#### Instructions to follow
Write out exactly the lines between the line containing "The picture is" and the line containing "const seriesColors = ['#9400d3', '#009e73', '#56b4e9'];", including both of those lines, and nothing more.

#### Data shown
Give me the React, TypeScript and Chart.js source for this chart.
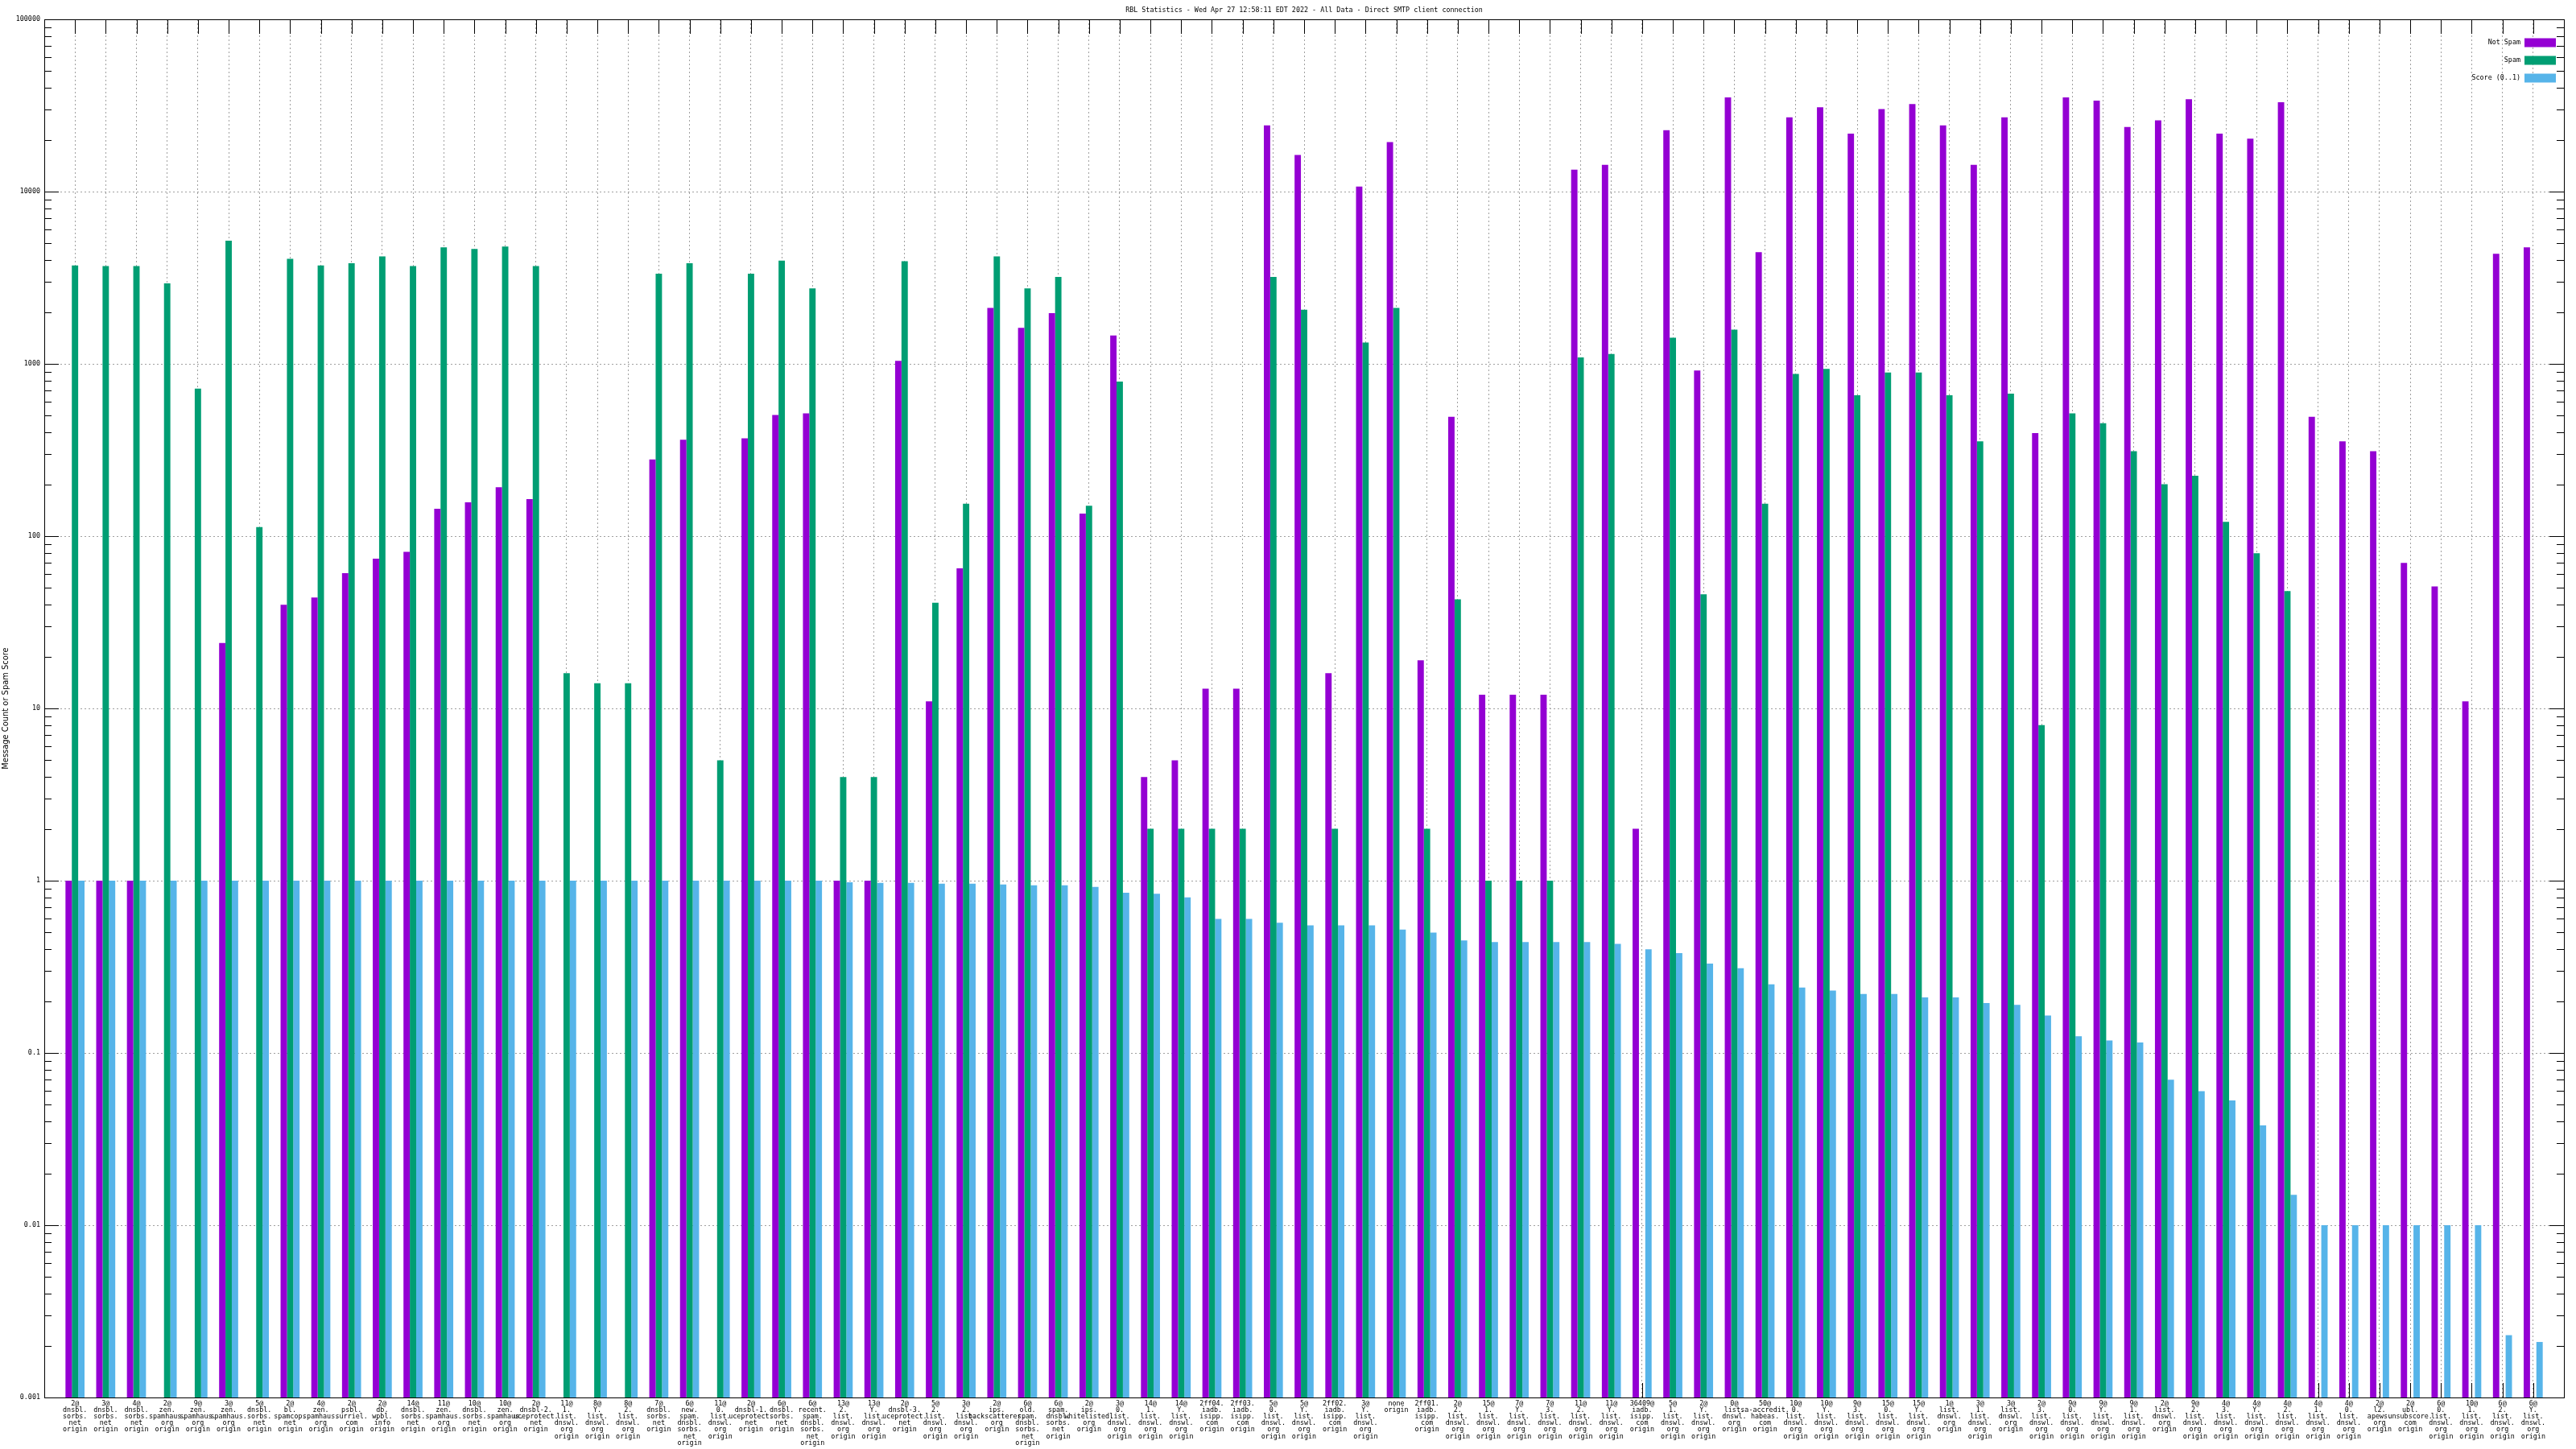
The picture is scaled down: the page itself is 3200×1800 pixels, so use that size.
import React, { useEffect, useRef } from 'react';
import { Chart, registerables } from 'chart.js';

Chart.register(...registerables);

const chartTitle =
  'RBL Statistics - Wed Apr 27 12:58:11 EDT 2022 - All Data - Direct SMTP client connection';
const yAxisTitle = 'Message Count or Spam Score';
const seriesNames = ['Not Spam', 'Spam', 'Score (0..1)'];
const seriesColors = ['#9400d3', '#009e73', '#56b4e9'];

const categories = [
  '2@dnsbl.sorbs.net origin', '3@dnsbl.sorbs.net origin', '4@dnsbl.sorbs.net origin',
  '2@zen.spamhaus.org origin', '9@zen.spamhaus.org origin', '3@zen.spamhaus.org origin',
  '5@dnsbl.sorbs.net origin', '2@bl.spamcop.net origin', '4@zen.spamhaus.org origin',
  '2@psbl.surriel.com origin', '2@db.wpbl.info origin', '14@dnsbl.sorbs.net origin',
  '11@zen.spamhaus.org origin', '10@dnsbl.sorbs.net origin', '10@zen.spamhaus.org origin',
  '2@dnsbl-2.uceprotect.net origin', '11@1.list.dnswl.org origin', '8@Y.list.dnswl.org origin',
  '8@2.list.dnswl.org origin', '7@dnsbl.sorbs.net origin', '6@new.spam.dnsbl.sorbs.net origin',
  '11@0.list.dnswl.org origin', '2@dnsbl-1.uceprotect.net origin', '6@dnsbl.sorbs.net origin',
  '6@recent.spam.dnsbl.sorbs.net origin', '13@2.list.dnswl.org origin', '13@Y.list.dnswl.org origin',
  '2@dnsbl-3.uceprotect.net origin', '5@2.list.dnswl.org origin', '3@2.list.dnswl.org origin',
  '2@ips.backscatterer.org origin', '6@old.spam.dnsbl.sorbs.net origin', '6@spam.dnsbl.sorbs.net origin',
  '2@ips.whitelisted.org origin', '3@0.list.dnswl.org origin', '14@1.list.dnswl.org origin',
  '14@Y.list.dnswl.org origin', '2ff04.iadb.isipp.com origin', '2ff03.iadb.isipp.com origin',
  '5@0.list.dnswl.org origin', '5@Y.list.dnswl.org origin', '2ff02.iadb.isipp.com origin',
  '3@Y.list.dnswl.org origin', 'none origin', '2ff01.iadb.isipp.com origin',
  '2@2.list.dnswl.org origin', '15@1.list.dnswl.org origin', '7@Y.list.dnswl.org origin',
  '7@3.list.dnswl.org origin', '11@2.list.dnswl.org origin', '11@Y.list.dnswl.org origin',
  '36409@iadb.isipp.com origin', '5@1.list.dnswl.org origin', '2@Y.list.dnswl.org origin',
  '0@list.dnswl.org origin', '50@sa-accredit.habeas.com origin', '10@0.list.dnswl.org origin',
  '10@Y.list.dnswl.org origin', '9@3.list.dnswl.org origin', '15@0.list.dnswl.org origin',
  '15@Y.list.dnswl.org origin', '1@list.dnswl.org origin', '3@1.list.dnswl.org origin',
  '3@list.dnswl.org origin', '2@3.list.dnswl.org origin', '9@0.list.dnswl.org origin',
  '9@Y.list.dnswl.org origin', '9@1.list.dnswl.org origin', '2@list.dnswl.org origin',
  '9@2.list.dnswl.org origin', '4@3.list.dnswl.org origin', '4@Y.list.dnswl.org origin',
  '4@2.list.dnswl.org origin', '4@1.list.dnswl.org origin', '4@0.list.dnswl.org origin',
  '2@l2.apews.org origin', '2@ubl.unsubscore.com origin', '6@0.list.dnswl.org origin',
  '10@1.list.dnswl.org origin', '6@2.list.dnswl.org origin', '6@Y.list.dnswl.org origin',
];

const notSpam: (number | null)[] = [
  1, 1, 1, null, null, 24, null, 40, 44, 61,
  74, 81, 144, 157, 192, 164, null, null, null, 279,
  363, null, 370, 505, 516, 1, 1, 1040, 11, 65,
  2110, 1620, 1970, 135, 1460, 4, 5, 13, 13, 24200,
  16300, 16, 10700, 19400, 19, 493, 12, 12, 12, 13400,
  14300, 2, 22700, 914, 35200, 4450, 27000, 30900, 21700, 30100,
  32200, 24200, 14300, 27000, 396, 35200, 33700, 23700, 25900, 34400,
  21700, 20300, 33000, 493, 355, 311, 70, 51, 11, 4360,
  4750,
];

const spam: (number | null)[] = [
  3730, 3700, 3700, 2930, 718, 5190, 113, 4070, 3730, 3840,
  4200, 3700, 4750, 4650, 4800, 3700, 16, 14, 14, 3340,
  3840, 5, 3340, 3980, 2740, 4, 4, 3940, 41, 154,
  4200, 2740, 3200, 150, 790, 2, 2, 2, 2, 3200,
  2060, 2, 1330, 2110, 2, 43, 1, 1, 1, 1090,
  1140, null, 1420, 46, 1580, 154, 875, 935, 658, 890,
  890, 658, 355, 671, 8, 516, 452, 311, 200, 224,
  121, 79.5, 48, null, null, null, null, null, null, null,
  null,
];

const score: (number | null)[] = [
  1, 1, 1, 1, 1, 1, 1, 1, 1, 1,
  1, 1, 1, 1, 1, 1, 1, 1, 1, 1,
  1, 1, 1, 1, 1, 0.98, 0.97, 0.97, 0.96, 0.96,
  0.95, 0.94, 0.94, 0.92, 0.85, 0.84, 0.8, 0.6, 0.6, 0.57,
  0.55, 0.55, 0.55, 0.52, 0.5, 0.45, 0.44, 0.44, 0.44, 0.44,
  0.43, 0.4, 0.38, 0.33, 0.31, 0.25, 0.24, 0.23, 0.22, 0.22,
  0.21, 0.21, 0.195, 0.19, 0.165, 0.125, 0.118, 0.115, 0.07, 0.06,
  0.053, 0.038, 0.015, 0.01, 0.01, 0.01, 0.01, 0.01, 0.01, 0.0023,
  0.0021,
];

const yTickLabels = ['0.001', '0.01', '0.1', '1', '10', '100', '1000', '10000', '100000'];

const MONO = '"DejaVu Sans Mono", "Liberation Mono", monospace';
const NARROW = '"Liberation Sans Narrow", "DejaVu Sans Condensed", "DejaVu Sans", sans-serif';

function splitLabel(s: string): string[] {
  const [host, tail] = s.split(' ');
  const parts: string[] = [];
  let cur = '';
  for (const ch of host) {
    cur += ch;
    if (ch === '@' || ch === '.') {
      parts.push(cur);
      cur = '';
    }
  }
  if (cur) parts.push(cur);
  if (tail) parts.push(tail);
  return parts;
}

const isDecade = (v: number) => {
  const l = Math.log10(v);
  return Math.abs(l - Math.round(l)) < 1e-6;
};

const decor = {
  id: 'decor',
  beforeDatasetsDraw(chart: any) {
    const { ctx, chartArea: a, scales } = chart;
    const x = scales.x;
    const y = scales.y;
    ctx.save();
    ctx.strokeStyle = '#000';
    ctx.lineWidth = 1;
    ctx.beginPath();
    for (const t of y.ticks) {
      const py = Math.round(y.getPixelForValue(t.value)) + 0.5;
      const len = isDecade(t.value) ? 18 : 9;
      ctx.moveTo(a.left, py);
      ctx.lineTo(a.left + len, py);
      ctx.moveTo(a.right, py);
      ctx.lineTo(a.right - len, py);
    }
    for (const t of x.ticks) {
      const px = Math.round(x.getPixelForValue(t.value)) + 0.5;
      ctx.moveTo(px, a.top);
      ctx.lineTo(px, a.top + 18);
      ctx.moveTo(px, a.bottom);
      ctx.lineTo(px, a.bottom - 18);
    }
    ctx.stroke();
    ctx.restore();
  },
  afterDraw(chart: any) {
    const { ctx, chartArea: a } = chart;
    ctx.save();
    ctx.strokeStyle = '#000';
    ctx.lineWidth = 1;
    ctx.strokeRect(
      Math.round(a.left) + 0.5,
      Math.round(a.top) + 0.5,
      Math.round(a.right - a.left),
      Math.round(a.bottom - a.top)
    );
    ctx.fillStyle = '#000';
    ctx.font = `8.4px ${MONO}`;
    ctx.textAlign = 'center';
    ctx.textBaseline = 'middle';
    ctx.fillText(chartTitle, (a.left + a.right) / 2, 12.5);
    ctx.textAlign = 'right';
    chart.data.datasets.forEach((ds: any, i: number) => {
      const cy = a.top + 29 + i * 22;
      ctx.fillStyle = '#000';
      ctx.fillText(ds.label, a.right - 54, cy);
      ctx.fillStyle = ds.backgroundColor;
      ctx.fillRect(a.right - 49, cy - 5.5, 39, 11);
    });
    ctx.restore();
  },
};

export default function App() {
  const ref = useRef<HTMLCanvasElement | null>(null);

  useEffect(() => {
    document.body.style.margin = '0';
    const canvas = ref.current;
    if (!canvas) return;
    const xs = categories.map((_, i) => i + 1);
    const labelLines = categories.map(splitLabel);
    const yTickValues: number[] = [];
    for (let k = -3; k <= 4; k++) {
      for (let m = 1; m <= 9; m++) yTickValues.push(Number((m * Math.pow(10, k)).toPrecision(6)));
    }
    yTickValues.push(100000);

    const datasets = [notSpam, spam, score].map((arr, k) => ({
      label: seriesNames[k],
      data: arr.map((v, i) => ({ x: xs[i], y: v })),
      backgroundColor: seriesColors[k],
      borderWidth: 0,
      categoryPercentage: 0.62,
      barPercentage: 1,
    }));

    const chart = new Chart(canvas, {
      type: 'bar',
      data: { datasets } as any,
      plugins: [decor],
      options: {
        animation: false,
        responsive: false,
        devicePixelRatio: 1,
        events: [],
        layout: { padding: { top: 24, right: 15, left: 0, bottom: 0 } },
        plugins: {
          legend: { display: false },
          title: { display: false },
          tooltip: { enabled: false },
        },
        scales: {
          x: {
            type: 'linear',
            min: 0,
            max: categories.length + 1,
            offset: false,
            afterBuildTicks: (s: any) => {
              s.ticks = xs.map((v) => ({ value: v }));
            },
            afterFit: (s: any) => {
              s.height = 64;
            },
            grid: { offset: false, color: '#a0a0a0', lineWidth: 1, drawTicks: false },
            border: { display: false, dash: [2, 3] },
            ticks: {
              autoSkip: false,
              maxRotation: 0,
              minRotation: 0,
              padding: 4,
              color: '#000',
              font: { family: MONO, size: 8.4, lineHeight: 0.96 },
              callback: (v: any) => labelLines[Math.round(Number(v)) - 1] ?? '',
            },
          },
          y: {
            type: 'logarithmic',
            min: 0.001,
            max: 100000,
            afterBuildTicks: (s: any) => {
              s.ticks = yTickValues.map((v) => ({ value: v, major: isDecade(v) }));
            },
            afterFit: (s: any) => {
              s.width = 55;
            },
            grid: {
              color: (c: any) => (c.tick && isDecade(c.tick.value) ? '#a0a0a0' : 'rgba(0,0,0,0)'),
              lineWidth: 1,
              drawTicks: false,
            },
            border: { display: false, dash: [2, 3] },
            ticks: {
              autoSkip: false,
              padding: 5,
              color: '#000',
              font: { family: MONO, size: 8.4 },
              callback: (v: any) => {
                const n = Number(v);
                if (!isDecade(n)) return '';
                return yTickLabels[Math.round(Math.log10(n)) + 3] ?? '';
              },
            },
            title: {
              display: true,
              text: yAxisTitle,
              color: '#000',
              font: { family: NARROW, size: 11 },
              padding: { top: 1, bottom: 0 },
            },
          },
        },
      } as any,
    });
    return () => chart.destroy();
  }, []);

  return (
    <div style={{ width: 3200, height: 1800 }}>
      <canvas ref={ref} width={3200} height={1800} style={{ display: 'block' }} />
    </div>
  );
}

#### Output for this task
The picture is scaled down: the page itself is 3200×1800 pixels, so use that size.
import React, { useEffect, useRef } from 'react';
import { Chart, registerables } from 'chart.js';

Chart.register(...registerables);

const chartTitle =
  'RBL Statistics - Wed Apr 27 12:58:11 EDT 2022 - All Data - Direct SMTP client connection';
const yAxisTitle = 'Message Count or Spam Score';
const seriesNames = ['Not Spam', 'Spam', 'Score (0..1)'];
const seriesColors = ['#9400d3', '#009e73', '#56b4e9'];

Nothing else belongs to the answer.